- DIRECTIVE:
Print the entries below word for word; the pictures stay out of your copy.

- DATA PROVIDED:

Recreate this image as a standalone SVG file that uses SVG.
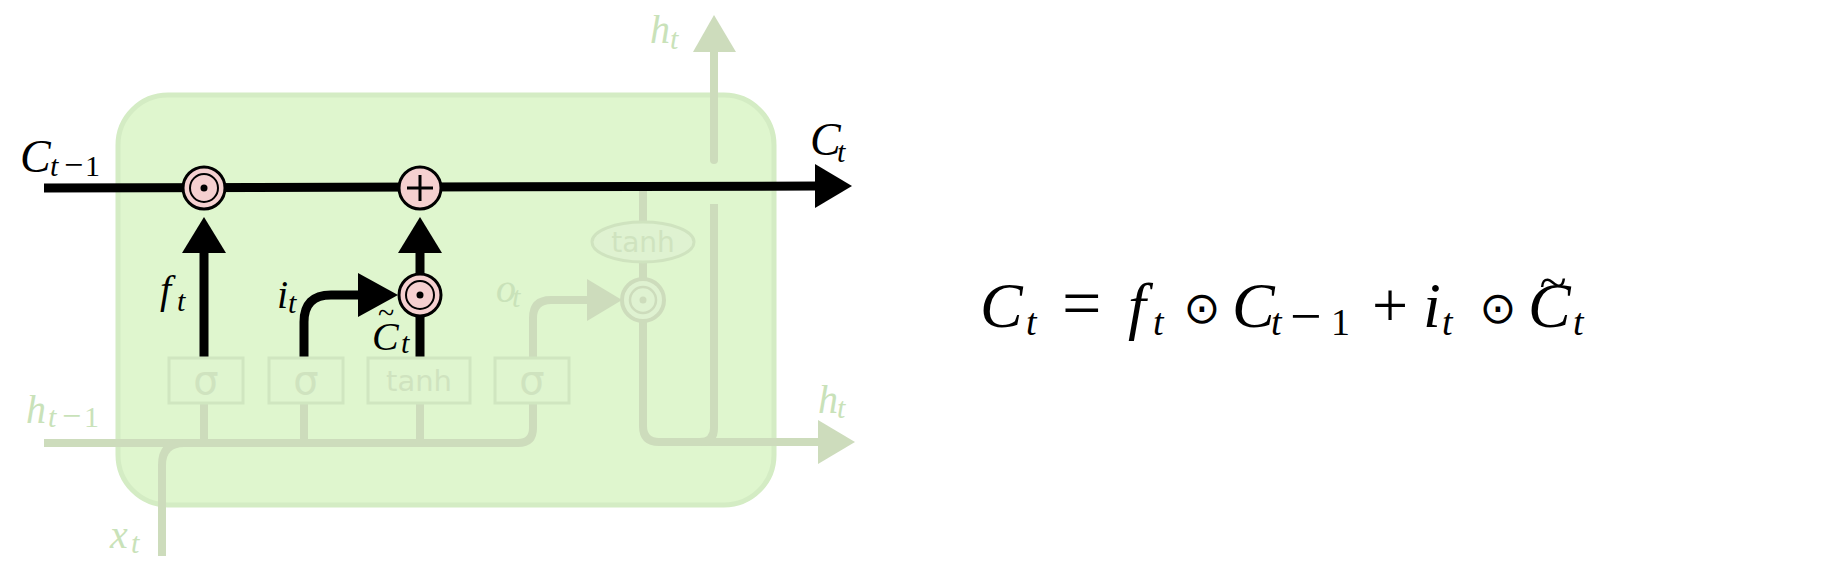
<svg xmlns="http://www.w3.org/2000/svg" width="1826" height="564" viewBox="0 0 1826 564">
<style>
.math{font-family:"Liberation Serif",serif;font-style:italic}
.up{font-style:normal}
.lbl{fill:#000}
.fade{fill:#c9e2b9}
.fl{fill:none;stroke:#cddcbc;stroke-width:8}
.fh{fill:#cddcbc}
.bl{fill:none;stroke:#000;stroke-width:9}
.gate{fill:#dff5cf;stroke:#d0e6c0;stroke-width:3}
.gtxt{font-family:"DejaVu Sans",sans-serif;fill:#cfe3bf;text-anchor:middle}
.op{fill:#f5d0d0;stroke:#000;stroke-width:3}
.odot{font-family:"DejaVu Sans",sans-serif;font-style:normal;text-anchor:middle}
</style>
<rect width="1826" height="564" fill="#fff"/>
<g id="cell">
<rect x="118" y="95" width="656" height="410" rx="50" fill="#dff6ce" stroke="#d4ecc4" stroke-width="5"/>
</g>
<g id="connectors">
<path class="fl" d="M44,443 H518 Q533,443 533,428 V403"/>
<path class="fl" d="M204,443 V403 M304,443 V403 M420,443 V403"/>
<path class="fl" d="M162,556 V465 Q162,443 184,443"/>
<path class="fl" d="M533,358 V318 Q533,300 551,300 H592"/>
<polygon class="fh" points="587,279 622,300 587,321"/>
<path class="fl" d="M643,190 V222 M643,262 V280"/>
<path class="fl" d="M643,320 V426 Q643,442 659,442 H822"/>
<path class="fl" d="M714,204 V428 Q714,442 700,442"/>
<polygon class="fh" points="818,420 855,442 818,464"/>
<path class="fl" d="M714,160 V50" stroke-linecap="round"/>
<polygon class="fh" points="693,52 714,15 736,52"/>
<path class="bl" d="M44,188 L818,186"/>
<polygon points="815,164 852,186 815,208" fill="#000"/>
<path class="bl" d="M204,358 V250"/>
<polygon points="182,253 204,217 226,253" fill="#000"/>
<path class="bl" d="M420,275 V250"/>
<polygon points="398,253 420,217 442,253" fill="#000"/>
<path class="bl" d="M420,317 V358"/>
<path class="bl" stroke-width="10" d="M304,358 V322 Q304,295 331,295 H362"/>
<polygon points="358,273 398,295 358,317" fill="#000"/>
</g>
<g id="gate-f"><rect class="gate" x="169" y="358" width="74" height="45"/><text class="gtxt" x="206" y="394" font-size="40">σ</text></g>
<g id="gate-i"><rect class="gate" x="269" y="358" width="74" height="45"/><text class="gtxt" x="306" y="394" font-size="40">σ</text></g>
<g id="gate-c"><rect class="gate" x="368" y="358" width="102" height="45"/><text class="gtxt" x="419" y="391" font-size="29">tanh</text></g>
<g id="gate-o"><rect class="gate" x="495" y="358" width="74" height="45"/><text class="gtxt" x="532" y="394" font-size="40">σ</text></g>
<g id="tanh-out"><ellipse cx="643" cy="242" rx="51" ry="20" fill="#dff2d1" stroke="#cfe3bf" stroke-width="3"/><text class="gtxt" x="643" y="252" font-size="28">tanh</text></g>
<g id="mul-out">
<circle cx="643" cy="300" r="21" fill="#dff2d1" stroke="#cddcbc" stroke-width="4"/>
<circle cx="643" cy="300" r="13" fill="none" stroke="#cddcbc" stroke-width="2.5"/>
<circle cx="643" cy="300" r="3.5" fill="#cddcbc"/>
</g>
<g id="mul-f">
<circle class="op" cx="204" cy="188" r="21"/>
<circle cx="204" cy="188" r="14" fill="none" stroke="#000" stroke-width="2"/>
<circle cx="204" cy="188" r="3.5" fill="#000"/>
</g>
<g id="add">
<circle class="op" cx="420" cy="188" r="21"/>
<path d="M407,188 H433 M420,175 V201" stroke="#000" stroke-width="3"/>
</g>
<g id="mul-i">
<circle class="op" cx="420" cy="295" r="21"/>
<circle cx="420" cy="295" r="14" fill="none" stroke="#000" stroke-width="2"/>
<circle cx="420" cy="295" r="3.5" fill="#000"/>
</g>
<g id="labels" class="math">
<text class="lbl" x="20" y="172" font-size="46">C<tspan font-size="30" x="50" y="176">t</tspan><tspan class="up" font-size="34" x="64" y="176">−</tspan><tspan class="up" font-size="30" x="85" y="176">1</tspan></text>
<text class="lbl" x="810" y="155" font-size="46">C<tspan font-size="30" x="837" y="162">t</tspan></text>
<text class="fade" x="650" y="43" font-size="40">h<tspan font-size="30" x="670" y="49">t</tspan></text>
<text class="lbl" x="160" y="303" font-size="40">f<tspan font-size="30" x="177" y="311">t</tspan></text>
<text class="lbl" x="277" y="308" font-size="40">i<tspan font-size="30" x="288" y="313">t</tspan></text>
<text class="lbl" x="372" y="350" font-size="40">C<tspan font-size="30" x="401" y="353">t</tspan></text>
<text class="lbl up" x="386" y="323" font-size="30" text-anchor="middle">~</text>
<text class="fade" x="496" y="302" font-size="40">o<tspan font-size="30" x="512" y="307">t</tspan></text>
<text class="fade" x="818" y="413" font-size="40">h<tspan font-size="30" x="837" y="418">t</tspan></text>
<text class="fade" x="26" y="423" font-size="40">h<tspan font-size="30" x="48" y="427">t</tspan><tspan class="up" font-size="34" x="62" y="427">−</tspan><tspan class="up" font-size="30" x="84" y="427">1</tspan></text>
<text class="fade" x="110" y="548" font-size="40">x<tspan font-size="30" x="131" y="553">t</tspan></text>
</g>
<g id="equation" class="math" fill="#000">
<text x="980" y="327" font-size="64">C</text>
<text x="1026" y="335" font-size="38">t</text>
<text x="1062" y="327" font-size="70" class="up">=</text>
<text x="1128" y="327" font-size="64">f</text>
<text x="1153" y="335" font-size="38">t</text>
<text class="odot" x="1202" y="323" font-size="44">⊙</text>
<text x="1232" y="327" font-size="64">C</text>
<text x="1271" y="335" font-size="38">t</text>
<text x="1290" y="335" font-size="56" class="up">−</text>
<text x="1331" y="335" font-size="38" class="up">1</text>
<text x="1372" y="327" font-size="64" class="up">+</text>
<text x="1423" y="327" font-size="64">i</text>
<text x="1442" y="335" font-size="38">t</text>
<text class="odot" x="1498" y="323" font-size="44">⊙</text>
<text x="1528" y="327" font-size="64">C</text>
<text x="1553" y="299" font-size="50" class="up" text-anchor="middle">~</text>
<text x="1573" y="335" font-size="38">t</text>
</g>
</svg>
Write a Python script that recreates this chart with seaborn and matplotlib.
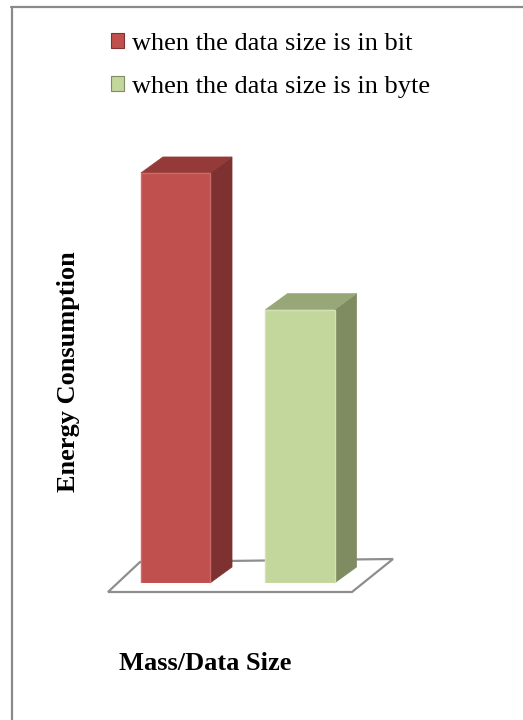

- RESULT OF THE EXERCISE:
Recreate this image as a standalone SVG file that uses SVG.
<svg xmlns="http://www.w3.org/2000/svg" width="1826" height="564" viewBox="0 0 1826 564">
<style>
.math{font-family:"Liberation Serif",serif;font-style:italic}
.up{font-style:normal}
.lbl{fill:#000}
.fade{fill:#c9e2b9}
.fl{fill:none;stroke:#cddcbc;stroke-width:8}
.fh{fill:#cddcbc}
.bl{fill:none;stroke:#000;stroke-width:9}
.gate{fill:#dff5cf;stroke:#d0e6c0;stroke-width:3}
.gtxt{font-family:"DejaVu Sans",sans-serif;fill:#cfe3bf;text-anchor:middle}
.op{fill:#f5d0d0;stroke:#000;stroke-width:3}
.odot{font-family:"DejaVu Sans",sans-serif;font-style:normal;text-anchor:middle}
</style>
<rect width="1826" height="564" fill="#fff"/>
<g id="cell">
<rect x="118" y="95" width="656" height="410" rx="50" fill="#dff6ce" stroke="#d4ecc4" stroke-width="5"/>
</g>
<g id="connectors">
<path class="fl" d="M44,443 H518 Q533,443 533,428 V403"/>
<path class="fl" d="M204,443 V403 M304,443 V403 M420,443 V403"/>
<path class="fl" d="M162,556 V465 Q162,443 184,443"/>
<path class="fl" d="M533,358 V318 Q533,300 551,300 H592"/>
<polygon class="fh" points="587,279 622,300 587,321"/>
<path class="fl" d="M643,190 V222 M643,262 V280"/>
<path class="fl" d="M643,320 V426 Q643,442 659,442 H822"/>
<path class="fl" d="M714,204 V428 Q714,442 700,442"/>
<polygon class="fh" points="818,420 855,442 818,464"/>
<path class="fl" d="M714,160 V50" stroke-linecap="round"/>
<polygon class="fh" points="693,52 714,15 736,52"/>
<path class="bl" d="M44,188 L818,186"/>
<polygon points="815,164 852,186 815,208" fill="#000"/>
<path class="bl" d="M204,358 V250"/>
<polygon points="182,253 204,217 226,253" fill="#000"/>
<path class="bl" d="M420,275 V250"/>
<polygon points="398,253 420,217 442,253" fill="#000"/>
<path class="bl" d="M420,317 V358"/>
<path class="bl" stroke-width="10" d="M304,358 V322 Q304,295 331,295 H362"/>
<polygon points="358,273 398,295 358,317" fill="#000"/>
</g>
<g id="gate-f"><rect class="gate" x="169" y="358" width="74" height="45"/><text class="gtxt" x="206" y="394" font-size="40">σ</text></g>
<g id="gate-i"><rect class="gate" x="269" y="358" width="74" height="45"/><text class="gtxt" x="306" y="394" font-size="40">σ</text></g>
<g id="gate-c"><rect class="gate" x="368" y="358" width="102" height="45"/><text class="gtxt" x="419" y="391" font-size="29">tanh</text></g>
<g id="gate-o"><rect class="gate" x="495" y="358" width="74" height="45"/><text class="gtxt" x="532" y="394" font-size="40">σ</text></g>
<g id="tanh-out"><ellipse cx="643" cy="242" rx="51" ry="20" fill="#dff2d1" stroke="#cfe3bf" stroke-width="3"/><text class="gtxt" x="643" y="252" font-size="28">tanh</text></g>
<g id="mul-out">
<circle cx="643" cy="300" r="21" fill="#dff2d1" stroke="#cddcbc" stroke-width="4"/>
<circle cx="643" cy="300" r="13" fill="none" stroke="#cddcbc" stroke-width="2.5"/>
<circle cx="643" cy="300" r="3.5" fill="#cddcbc"/>
</g>
<g id="mul-f">
<circle class="op" cx="204" cy="188" r="21"/>
<circle cx="204" cy="188" r="14" fill="none" stroke="#000" stroke-width="2"/>
<circle cx="204" cy="188" r="3.5" fill="#000"/>
</g>
<g id="add">
<circle class="op" cx="420" cy="188" r="21"/>
<path d="M407,188 H433 M420,175 V201" stroke="#000" stroke-width="3"/>
</g>
<g id="mul-i">
<circle class="op" cx="420" cy="295" r="21"/>
<circle cx="420" cy="295" r="14" fill="none" stroke="#000" stroke-width="2"/>
<circle cx="420" cy="295" r="3.5" fill="#000"/>
</g>
<g id="labels" class="math">
<text class="lbl" x="20" y="172" font-size="46">C<tspan font-size="30" x="50" y="176">t</tspan><tspan class="up" font-size="34" x="64" y="176">−</tspan><tspan class="up" font-size="30" x="85" y="176">1</tspan></text>
<text class="lbl" x="810" y="155" font-size="46">C<tspan font-size="30" x="837" y="162">t</tspan></text>
<text class="fade" x="650" y="43" font-size="40">h<tspan font-size="30" x="670" y="49">t</tspan></text>
<text class="lbl" x="160" y="303" font-size="40">f<tspan font-size="30" x="177" y="311">t</tspan></text>
<text class="lbl" x="277" y="308" font-size="40">i<tspan font-size="30" x="288" y="313">t</tspan></text>
<text class="lbl" x="372" y="350" font-size="40">C<tspan font-size="30" x="401" y="353">t</tspan></text>
<text class="lbl up" x="386" y="323" font-size="30" text-anchor="middle">~</text>
<text class="fade" x="496" y="302" font-size="40">o<tspan font-size="30" x="512" y="307">t</tspan></text>
<text class="fade" x="818" y="413" font-size="40">h<tspan font-size="30" x="837" y="418">t</tspan></text>
<text class="fade" x="26" y="423" font-size="40">h<tspan font-size="30" x="48" y="427">t</tspan><tspan class="up" font-size="34" x="62" y="427">−</tspan><tspan class="up" font-size="30" x="84" y="427">1</tspan></text>
<text class="fade" x="110" y="548" font-size="40">x<tspan font-size="30" x="131" y="553">t</tspan></text>
</g>
<g id="equation" class="math" fill="#000">
<text x="980" y="327" font-size="64">C</text>
<text x="1026" y="335" font-size="38">t</text>
<text x="1062" y="327" font-size="70" class="up">=</text>
<text x="1128" y="327" font-size="64">f</text>
<text x="1153" y="335" font-size="38">t</text>
<text class="odot" x="1202" y="323" font-size="44">⊙</text>
<text x="1232" y="327" font-size="64">C</text>
<text x="1271" y="335" font-size="38">t</text>
<text x="1290" y="335" font-size="56" class="up">−</text>
<text x="1331" y="335" font-size="38" class="up">1</text>
<text x="1372" y="327" font-size="64" class="up">+</text>
<text x="1423" y="327" font-size="64">i</text>
<text x="1442" y="335" font-size="38">t</text>
<text class="odot" x="1498" y="323" font-size="44">⊙</text>
<text x="1528" y="327" font-size="64">C</text>
<text x="1553" y="299" font-size="50" class="up" text-anchor="middle">~</text>
<text x="1573" y="335" font-size="38">t</text>
</g>
</svg>
Write a Python script that recreates this chart with seaborn and matplotlib.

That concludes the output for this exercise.